Título: 'Não ponham a culpa no eleitor!'
Autor: Gabriel Manzano Filho
Fonte: O Estado de São Paulo, 09/10/2005, Nacional, p. A8

Cientista político adverte: corruptos são eleitos pelos pobres e também por ricos

A naturalidade com que políticos praticam corrupção e depois cogitam de renunciar decorre da certeza de que seus eleitores o reconduzirão ao cargo na eleição seguinte - e não falta quem veja nisso um sinal de que o eleitorado brasileiro vota, muitas vezes, mal. "Essa idéia é muito elitista", adverte o cientista político Marcus Figueiredo, um dos diretores do Instituto Universitário de Pesquisas do Rio de Janeiro (Iuperj). "O comportamento moral dos políticos não pode ser creditado aos eleitores. Os de cima erram, e os de baixo são os responsáveis? Claro que não." Contra os mensalões, renúncias e irregularidades na política, ele recomenda: "A quebra da ética política combate-se com política. A quebra da ética moral, a corrupção, combate-se com a justiça". O pouco interesse por política, e os baixos índices de alfabetização e o clientelismo significam que o brasileiro vota mal?

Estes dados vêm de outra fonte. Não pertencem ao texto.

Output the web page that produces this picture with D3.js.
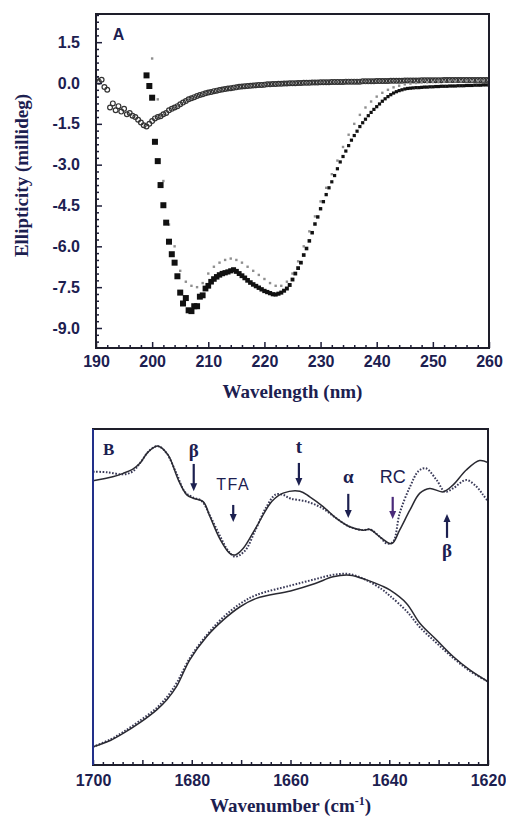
<!DOCTYPE html>
<html><head><meta charset="utf-8">
<script src="https://cdn.jsdelivr.net/npm/d3@7"></script>
<style>body{margin:0;background:#fff}svg{display:block}</style>
</head><body>
<svg id="c" width="506" height="817"></svg>
<script>
// ---------------- Panel A data (CD spectra) ----------------
const sqStart = 199, sqStep = 0.5;   // filled squares
const sqValues = [
 0.28,-0.11,-0.54,-2.16,-2.87,-3.75,-4.49,-5.13,-5.83,-6.29,
 -6.60,-7.10,-7.70,-8.10,-7.90,-8.35,-8.38,-8.20,-8.20,-7.85,
 -7.80,-7.55,-7.45,-7.30,-7.20,-7.12,-7.05,-7.00,-6.97,-6.94,
 -6.90,-6.86,-6.92,-7.00,-7.08,-7.16,-7.25,-7.33,-7.40,-7.46,
 -7.52,-7.58,-7.64,-7.68,-7.72,-7.76,-7.77,-7.74,-7.70,-7.63,
 -7.55,-7.42,-7.22,-7.00,-6.80,-6.60,-6.32,-6.08,-5.80,-5.50,
 -5.18,-4.92,-4.62,-4.36,-4.10,-3.85,-3.63,-3.40,-3.15,-2.90,
 -2.70,-2.50,-2.30,-2.10,-1.93,-1.77,-1.60,-1.46,-1.33,-1.20,
 -1.08,-0.97,-0.87,-0.77,-0.67,-0.58,-0.50,-0.43,-0.37,-0.32,
 -0.28,-0.25,-0.22,-0.20,-0.19,-0.18,-0.17,-0.17,-0.16,-0.15,
 -0.15,-0.14,-0.14,-0.13,-0.13,-0.12,-0.12,-0.12,-0.11,-0.11,
 -0.11,-0.10,-0.10,-0.10,-0.09,-0.09,-0.09,-0.08,-0.08,-0.08,
 -0.07,-0.07,-0.07];
const grStart = 200, grStep = 1;     // grey dots
const grValues = [
 0.90,-0.60,-3.60,-5.20,-6.00,-6.90,-7.30,-7.45,-7.50,-7.35,
 -7.00,-6.75,-6.60,-6.50,-6.45,-6.50,-6.60,-6.75,-6.90,-7.05,
 -7.20,-7.35,-7.45,-7.45,-7.30,-7.00,-6.55,-6.00,-5.45,-4.90,
 -4.35,-3.85,-3.35,-2.85,-2.35,-1.90,-1.50,-1.17,-0.90,-0.68,
 -0.50,-0.36,-0.25,-0.16,-0.10,-0.05,-0.02,0.00,0.02,0.03,
 0.04,0.05,0.05,0.06,0.06,0.06,0.07,0.07,0.07,0.07,
 0.07];
const ciStart = 190, ciStep = 0.5;   // open circles
const ciValues = [
 0.15,0.05,0.12,-0.15,-0.25,-0.90,-0.75,-1.00,-0.85,-1.05,
 -0.95,-1.15,-1.10,-1.20,-1.25,-1.35,-1.45,-1.55,-1.60,-1.50,
 -1.40,-1.30,-1.25,-1.22,-1.15,-1.10,-1.00,-0.95,-0.90,-0.85,
 -0.78,-0.72,-0.66,-0.60,-0.56,-0.52,-0.48,-0.44,-0.41,-0.38,
 -0.35,-0.33,-0.30,-0.28,-0.26,-0.24,-0.22,-0.20,-0.19,-0.17,
 -0.16,-0.14,-0.13,-0.12,-0.11,-0.10,-0.09,-0.08,-0.07,-0.07,
 -0.06,-0.05,-0.05,-0.04,-0.04,-0.03,-0.03,-0.02,-0.02,-0.01,
 -0.01,-0.01,0.00,0.00,0.01,0.01,0.01,0.02,0.02,0.02,
 0.03,0.03,0.03,0.03,0.04,0.04,0.04,0.04,0.04,0.05,
 0.05,0.05,0.05,0.05,0.05,0.06,0.06,0.06,0.06,0.06,
 0.07,0.07,0.07,0.07,0.07,0.08,0.08,0.08,0.08,0.08,
 0.09,0.09,0.09,0.09,0.09,0.09,0.10,0.10,0.10,0.10,
 0.10,0.10,0.10,0.10,0.11,0.11,0.11,0.11,0.11,0.11,
 0.11,0.11,0.11,0.11,0.11,0.11,0.11,0.11,0.11,0.11,
 0.11];
const aXTicks = [190,200,210,220,230,240,250,260];
const aYTicks = [1.5,0.0,-1.5,-3.0,-4.5,-6.0,-7.5,-9.0];

// ---------------- Panel B data (FTIR) ----------------
const upSolidX = [1700,1696,1693.9,1692,1690.5,1688.8,1686.8,1684.8,1682.7,1681,1679.7,1677.7,1676.3,1674.3,1672.3,1671.2,1669.6,1666.9,1663.8,1661.5,1658.1,1656.1,1653.4,1650.7,1648,1645.3,1643.9,1641.9,1639.5,1637.9,1635.8,1633.8,1631.8,1629.1,1627.1,1624.4,1621.7,1620];
const upSolidY = [84.6,85.8,86.8,88.0,89.8,93.2,94.9,92.3,84.8,80.4,79.4,78.4,73.9,67.3,63.0,62.5,64.4,70.9,78.4,80.9,81.5,79.8,76.9,73.4,70.9,69.9,70.1,67.9,65.9,69.9,75.9,80.9,82.3,81.3,83.3,87.8,90.6,90.0];
const upDotX = [1700,1697,1694,1692,1690.5,1688.5,1686.8,1685.1,1683.1,1681.4,1679.7,1678,1676.3,1674.3,1672.5,1671.2,1669.2,1667.2,1665,1663,1661.5,1660,1656.7,1653.4,1650.7,1648,1645.3,1643.9,1641.9,1640.5,1639.2,1637.9,1635.8,1634,1632.6,1630.4,1628.7,1627.1,1624.4,1622.3,1621,1620];
const upDotY = [87.3,87.1,86.5,87.3,89.8,93.7,94.9,92.8,86.8,81.3,79.6,78.6,74.2,68.2,63.5,62.0,63.8,69.6,76.5,80.5,80.4,79.3,78.4,76.3,73.4,70.9,69.9,70.1,67.9,65.9,66.5,74.9,82.8,87.6,88.3,84.8,81.3,82.3,84.8,82.8,80.4,78.5];
const loSolidX = [1700,1696.5,1693.9,1690.5,1687.1,1685,1683.1,1680.4,1677,1673.6,1670.2,1666.9,1660,1655,1651.4,1648,1644.6,1641.5,1639.9,1636.5,1633.8,1630.4,1627,1623.7,1620];
const loSolidY = [5.4,7.3,9.4,12.6,16.4,19.5,23.3,31.3,38.2,43.2,47.1,49.6,51.8,54.0,56.0,56.5,55.1,53.3,52.1,48.1,42.2,37.2,32.2,28.3,24.8];
const loDotX = [1700,1696.5,1693.9,1690.5,1687.1,1685,1683.1,1680.4,1677,1673.6,1670.2,1666.9,1660,1655,1651.4,1648,1644.6,1641.5,1639.9,1636.5,1633.8,1630.4,1627,1623.7,1620];
const loDotY = [5.4,7.6,9.8,13.2,17.0,20.3,24.3,31.8,38.6,44.0,48.0,50.6,53.4,55.3,56.6,56.8,55.0,52.3,50.4,45.8,41.0,36.3,31.8,28.0,24.8];
const bXTicks = [1700,1680,1660,1640,1620];
// annotations: label, wavenumber, text baseline, arrow tail, arrow tip (data units)
const annLabels = ['β','TFA','t','α','RC','β'];
const annWn     = [1679.6,1671.6,1658.3,1648.3,1639.3,1628.3];
const annText   = [91.7,81.8,92.9,83.9,83.9,61.9];
const annTail   = [89.6,77.4,89.9,80.7,79.8,67.6];
const annTip    = [81.5,72.3,83.0,73.5,73.2,74.7];

// ---------------- drawing ----------------
const svg = d3.select('#c');
const TXT = '#1c2050';
const SERIF = '"Liberation Serif","Times New Roman",serif';
const SANS = '"Liberation Sans",Arial,sans-serif';
const defs = svg.append('defs');

// ===== Panel A =====
const xA = d3.scaleLinear([190,260],[96,489]);
const yA = d3.scaleLinear([-9.735,2.535],[348,14]);
defs.append('clipPath').attr('id','clipA').append('rect')
  .attr('x',96).attr('y',14).attr('width',393).attr('height',334);

const gA = svg.append('g');
const plotA = gA.append('g').attr('clip-path','url(#clipA)');

const circ = ciValues.map((v,i)=>({x:ciStart+i*ciStep,y:v}));
const grey = grValues.map((v,i)=>({x:grStart+i*grStep,y:v}));
const sq = sqValues.map((v,i)=>({x:sqStart+i*sqStep,y:v}));

plotA.selectAll('circle.o').data(circ).join('circle').attr('class','o')
  .attr('cx',d=>xA(d.x)).attr('cy',d=>yA(d.y)).attr('r',2.4)
  .attr('fill','none').attr('stroke','#333').attr('stroke-width',1.2);
plotA.selectAll('rect.g').data(grey).join('rect').attr('class','g')
  .attr('x',d=>xA(d.x)-1.2).attr('y',d=>yA(d.y)-1.2).attr('width',2.4).attr('height',2.4)
  .attr('fill','#8f8f8f');
const sqSize = d3.scaleLinear().domain([208,218,232]).range([6,4.5,3.2]).clamp(true);
plotA.selectAll('rect.s').data(sq).join('rect').attr('class','s')
  .attr('x',d=>xA(d.x)-sqSize(d.x)/2).attr('y',d=>yA(d.y)-sqSize(d.x)/2)
  .attr('width',d=>sqSize(d.x)).attr('height',d=>sqSize(d.x))
  .attr('fill','#111');

// axes A
function styleAxis(g, fs){
  g.select('.domain').remove();
  g.selectAll('line').attr('stroke','#1e1e3a').attr('stroke-width',1.5);
  g.selectAll('text').attr('fill',TXT).style('font-family',SANS)
   .style('font-weight','bold').style('font-size',fs+'px');
}
gA.append('g').attr('transform','translate(0,348)')
  .call(d3.axisBottom(xA).tickValues(d3.range(192,260,2).filter(v=>v%10)).tickSize(-3).tickFormat(''))
  .call(g=>styleAxis(g,16));
gA.append('g').attr('transform','translate(0,348)')
  .call(d3.axisBottom(xA).tickValues(aXTicks).tickSize(-6).tickPadding(8).tickFormat(d3.format('d')))
  .call(g=>styleAxis(g,16));
gA.append('g').attr('transform','translate(96,0)')
  .call(d3.axisLeft(yA).tickValues(d3.range(-9.5,2.6,0.25).filter(v=>Math.abs(v/1.5-Math.round(v/1.5))>1e-6)).tickSize(-3).tickFormat(''))
  .call(g=>styleAxis(g,16));
gA.append('g').attr('transform','translate(96,0)')
  .call(d3.axisLeft(yA).tickValues(aYTicks).tickSize(-6).tickPadding(16).tickFormat(d=>d.toFixed(1)))
  .call(g=>styleAxis(g,16));
gA.append('rect').attr('x',96).attr('y',14).attr('width',393).attr('height',334)
  .attr('fill','none').attr('stroke','#1e1e2a').attr('stroke-width',2);
gA.append('text').attr('x',xA(193)).attr('y',yA(1.58)).text('A')
  .attr('fill',TXT).style('font-family',SANS).style('font-weight','bold').style('font-size','16px');
gA.append('text').attr('transform','translate(28,'+yA(-3.4)+') rotate(-90)')
  .attr('text-anchor','middle').text('Ellipticity (millideg)')
  .attr('fill',TXT).style('font-family',SERIF).style('font-weight','bold').style('font-size','19px');
gA.append('text').attr('x',xA(225)).attr('y',398).attr('text-anchor','middle')
  .text('Wavelength (nm)')
  .attr('fill',TXT).style('font-family',SERIF).style('font-weight','bold').style('font-size','19px');

// ===== Panel B =====
const xB = d3.scaleLinear([1700,1620],[93,488]);
const yB = d3.scaleLinear([0,100],[765,429]);
defs.append('clipPath').attr('id','clipB').append('rect')
  .attr('x',93).attr('y',429).attr('width',395).attr('height',336);
const gB = svg.append('g');
const plotB = gB.append('g').attr('clip-path','url(#clipB)');
const line = d3.line().x(d=>xB(d[0])).y(d=>yB(d[1])).curve(d3.curveCatmullRom.alpha(0.5));
const zip = (a,b)=>a.map((v,i)=>[v,b[i]]);
[[upDotX,upDotY],[loDotX,loDotY]].forEach(([a,b])=>{
  plotB.append('path').attr('d',line(zip(a,b))).attr('fill','none')
    .attr('stroke','#3a3a58').attr('stroke-width',2).attr('stroke-dasharray','1.6,1.6');
});
[[upSolidX,upSolidY],[loSolidX,loSolidY]].forEach(([a,b])=>{
  plotB.append('path').attr('d',line(zip(a,b))).attr('fill','none')
    .attr('stroke','#2a2a32').attr('stroke-width',1.5);
});
gB.append('g').attr('transform','translate(0,765)')
  .call(d3.axisBottom(xB).tickValues(d3.range(1698,1620,-2).filter(v=>v%10)).tickSize(-3).tickFormat(''))
  .call(g=>styleAxis(g,15));
gB.append('g').attr('transform','translate(0,765)')
  .call(d3.axisBottom(xB).tickValues([1690,1670,1650,1630]).tickSize(-5).tickFormat(''))
  .call(g=>styleAxis(g,15));
gB.append('g').attr('transform','translate(0,765)')
  .call(d3.axisBottom(xB).tickValues(bXTicks).tickSize(-5).tickPadding(10).tickFormat(d3.format('d')))
  .call(g=>styleAxis(g,16));
gB.append('rect').attr('x',93).attr('y',429).attr('width',395).attr('height',336)
  .attr('fill','none').attr('stroke','#1e1e2a').attr('stroke-width',2);
gB.append('line').attr('x1',93).attr('x2',93).attr('y1',429).attr('y2',765)
  .attr('stroke','#22308a').attr('stroke-width',2);
gB.append('text').attr('x',xB(1698)).attr('y',yB(92.3)).text('B')
  .attr('fill',TXT).style('font-family',SERIF).style('font-weight','bold').style('font-size','17px');

// annotations
annLabels.forEach((lab,i)=>{
  const sans = (lab==='TFA'||lab==='RC');
  const col = lab==='RC' ? '#4a2a7a' : TXT;
  const t = gB.append('text').attr('x',xB(annWn[i])).attr('y',yB(annText[i]))
    .attr('text-anchor','middle').text(lab).attr('fill',TXT)
    .style('font-family',sans?SANS:SERIF).style('font-weight',sans?'normal':'bold')
    .style('font-size',(lab==='TFA'?16:(lab==='RC'?18:19))+'px');
  if(lab==='TFA') t.style('letter-spacing','1.5px');
  const x = xB(annWn[i]), y0 = yB(annTail[i]), y1 = yB(annTip[i]);
  const dir = y1>y0 ? 1 : -1;
  gB.append('line').attr('x1',x).attr('x2',x).attr('y1',y0).attr('y2',y1-dir*6)
    .attr('stroke',col).attr('stroke-width',2.2);
  gB.append('path').attr('d',`M${x-3.5},${y1-dir*8}L${x+3.5},${y1-dir*8}L${x},${y1}Z`).attr('fill',col);
});
gB.append('text').attr('x',xB(1660)).attr('y',812).attr('text-anchor','middle')
  .attr('fill',TXT).style('font-family',SERIF).style('font-weight','bold').style('font-size','19px')
  .call(t=>{
    t.append('tspan').text('Wavenumber (cm');
    t.append('tspan').text('-1').attr('dy',-7).style('font-size','12px');
    t.append('tspan').text(')').attr('dy',7);
  });
</script></body></html>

Não há nenhuma relação entre esses fatos. O comportamento moral dos parlamentares não pode ser creditado aos eleitores. Na lista de mensalões e mensalinhos há parlamentares com votos da elite social, da classe média e baixa. Com votos de intelectuais e semi-alfabetizados.

Se o Brasil tivesse investido mais em educação, nos últimos 10 ou 15 anos, o perfil médio dos políticos seria de menos corruptos?

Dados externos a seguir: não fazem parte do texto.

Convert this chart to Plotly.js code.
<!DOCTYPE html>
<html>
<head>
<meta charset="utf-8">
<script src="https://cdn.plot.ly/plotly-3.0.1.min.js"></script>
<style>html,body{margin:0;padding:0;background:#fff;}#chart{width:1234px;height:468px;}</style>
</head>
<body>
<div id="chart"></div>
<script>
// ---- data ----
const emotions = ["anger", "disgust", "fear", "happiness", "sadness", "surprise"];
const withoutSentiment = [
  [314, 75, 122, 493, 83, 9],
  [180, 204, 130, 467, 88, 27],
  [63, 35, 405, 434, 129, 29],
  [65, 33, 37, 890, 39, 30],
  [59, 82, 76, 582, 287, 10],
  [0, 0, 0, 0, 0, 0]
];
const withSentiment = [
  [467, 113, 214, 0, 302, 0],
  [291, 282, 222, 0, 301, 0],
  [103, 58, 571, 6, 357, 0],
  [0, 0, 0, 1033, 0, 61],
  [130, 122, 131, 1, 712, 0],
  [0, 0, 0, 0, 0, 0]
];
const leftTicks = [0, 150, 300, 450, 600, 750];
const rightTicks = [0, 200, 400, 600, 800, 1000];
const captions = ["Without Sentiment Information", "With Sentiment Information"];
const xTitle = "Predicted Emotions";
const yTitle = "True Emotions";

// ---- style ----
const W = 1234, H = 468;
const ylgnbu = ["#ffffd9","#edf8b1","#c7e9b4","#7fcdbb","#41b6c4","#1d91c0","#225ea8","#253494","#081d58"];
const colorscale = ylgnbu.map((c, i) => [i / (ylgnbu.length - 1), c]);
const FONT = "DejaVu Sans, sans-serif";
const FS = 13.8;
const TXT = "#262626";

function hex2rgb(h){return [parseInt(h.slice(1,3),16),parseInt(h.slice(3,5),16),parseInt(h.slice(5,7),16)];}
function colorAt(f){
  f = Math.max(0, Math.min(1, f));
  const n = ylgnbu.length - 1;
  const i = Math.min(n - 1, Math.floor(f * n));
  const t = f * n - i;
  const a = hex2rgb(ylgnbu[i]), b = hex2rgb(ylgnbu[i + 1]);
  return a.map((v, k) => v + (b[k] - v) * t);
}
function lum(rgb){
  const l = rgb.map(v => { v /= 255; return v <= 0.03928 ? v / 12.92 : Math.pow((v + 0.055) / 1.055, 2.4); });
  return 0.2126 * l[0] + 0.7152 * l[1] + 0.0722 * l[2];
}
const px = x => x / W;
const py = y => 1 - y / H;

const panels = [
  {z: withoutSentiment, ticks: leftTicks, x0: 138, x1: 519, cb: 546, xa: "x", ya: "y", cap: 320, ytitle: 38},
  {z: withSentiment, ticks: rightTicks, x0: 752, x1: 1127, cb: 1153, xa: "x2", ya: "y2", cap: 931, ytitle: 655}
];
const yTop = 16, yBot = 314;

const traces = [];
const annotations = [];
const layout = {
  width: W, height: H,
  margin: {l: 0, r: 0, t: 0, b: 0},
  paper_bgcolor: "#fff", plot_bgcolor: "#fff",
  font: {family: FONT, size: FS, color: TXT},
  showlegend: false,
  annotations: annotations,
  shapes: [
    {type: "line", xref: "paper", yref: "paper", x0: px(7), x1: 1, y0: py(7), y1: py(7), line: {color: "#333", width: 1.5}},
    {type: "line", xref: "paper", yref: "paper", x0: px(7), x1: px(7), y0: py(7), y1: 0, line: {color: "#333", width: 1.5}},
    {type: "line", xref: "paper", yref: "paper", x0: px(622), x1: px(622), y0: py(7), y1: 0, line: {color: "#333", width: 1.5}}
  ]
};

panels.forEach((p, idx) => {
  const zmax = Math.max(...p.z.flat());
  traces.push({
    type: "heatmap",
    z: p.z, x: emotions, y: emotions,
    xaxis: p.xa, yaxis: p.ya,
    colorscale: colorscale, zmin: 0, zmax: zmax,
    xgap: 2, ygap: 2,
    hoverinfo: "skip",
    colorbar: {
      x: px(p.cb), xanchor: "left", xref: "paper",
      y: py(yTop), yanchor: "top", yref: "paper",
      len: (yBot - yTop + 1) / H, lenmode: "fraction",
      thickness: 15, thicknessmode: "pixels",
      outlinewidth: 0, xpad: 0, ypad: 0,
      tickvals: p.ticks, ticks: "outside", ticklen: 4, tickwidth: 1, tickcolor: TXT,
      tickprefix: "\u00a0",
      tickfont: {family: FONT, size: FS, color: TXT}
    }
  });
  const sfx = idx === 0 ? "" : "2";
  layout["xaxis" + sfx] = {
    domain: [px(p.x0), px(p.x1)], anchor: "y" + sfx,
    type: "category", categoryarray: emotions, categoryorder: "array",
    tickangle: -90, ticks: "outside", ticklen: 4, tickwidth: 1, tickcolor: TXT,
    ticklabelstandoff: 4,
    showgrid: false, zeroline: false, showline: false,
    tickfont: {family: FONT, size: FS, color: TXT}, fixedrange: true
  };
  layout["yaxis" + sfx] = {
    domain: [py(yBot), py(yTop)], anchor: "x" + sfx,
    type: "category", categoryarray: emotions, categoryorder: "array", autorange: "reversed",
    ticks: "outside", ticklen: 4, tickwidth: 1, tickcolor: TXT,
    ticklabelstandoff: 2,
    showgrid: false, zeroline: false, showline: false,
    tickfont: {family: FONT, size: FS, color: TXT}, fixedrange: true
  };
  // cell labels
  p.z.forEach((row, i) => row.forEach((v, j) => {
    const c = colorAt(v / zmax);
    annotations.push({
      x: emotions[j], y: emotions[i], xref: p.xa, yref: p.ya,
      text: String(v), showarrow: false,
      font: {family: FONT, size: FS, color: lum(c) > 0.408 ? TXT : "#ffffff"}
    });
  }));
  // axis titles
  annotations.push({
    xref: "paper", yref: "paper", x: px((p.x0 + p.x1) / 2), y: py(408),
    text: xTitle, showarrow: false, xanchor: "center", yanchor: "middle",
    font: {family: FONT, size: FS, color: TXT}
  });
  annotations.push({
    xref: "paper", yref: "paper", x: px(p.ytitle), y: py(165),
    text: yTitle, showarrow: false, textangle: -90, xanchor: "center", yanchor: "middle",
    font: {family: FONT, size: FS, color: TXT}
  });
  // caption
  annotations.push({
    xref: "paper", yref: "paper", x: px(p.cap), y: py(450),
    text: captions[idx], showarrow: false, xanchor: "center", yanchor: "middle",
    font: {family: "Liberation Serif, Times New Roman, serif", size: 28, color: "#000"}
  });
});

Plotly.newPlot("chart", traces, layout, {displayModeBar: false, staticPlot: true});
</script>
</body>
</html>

Associar níveis de educação da população com níveis de corrupção é transferir para o eleitor a responsabilidade pelo comportamento dos corruptos. O eleitor em geral faz boas escolhas. Algumas vezes erra. Foi assim com Jânio, Collor e outros que traíram seus eleitores. O preço que eles pagam é não ter mais voto. A maioria dos parlamentares cassados por corrupção não voltou. Há alguns anos, as lideranças do PSOE, na Espanha, caíram em desgraça, por causa de corrupção no partido. Caso semelhante aconteceu na Alemanha, com Helmut Khol. Eles foram punidos pelo eleitor.

Como fazer para controlar esses abusos dos políticos?

Só há um modo de inibir a corrupção na política: ter uma legislação severa e controles eficientes. Hoje, cortar uma árvore sem autorização do Ibama tem punição mais severa do que receber mensalão. Cortar uma árvore é crime inafiançável, receber propina não!

O clientelismo é uma porta de entrada para a corrupção?

A prática do clientelismo não é necessariamente corruptiva. Um deputado fazer emendas para creches, campo de futebol ou bica d'água significa o atendimento de carências sociais. Esse tipo de clientelismo pode facilitar práticas de corrupção mas isso ocorre também na prática do clientelismo de atacado, na construção de grandes obras, estradas. O eleitor troca um voto por uma dentadura não porque é ignorante, analfabeto ou corrupto, mas porque ele é carente. Por isso é injusto pôr a culpa no eleitor.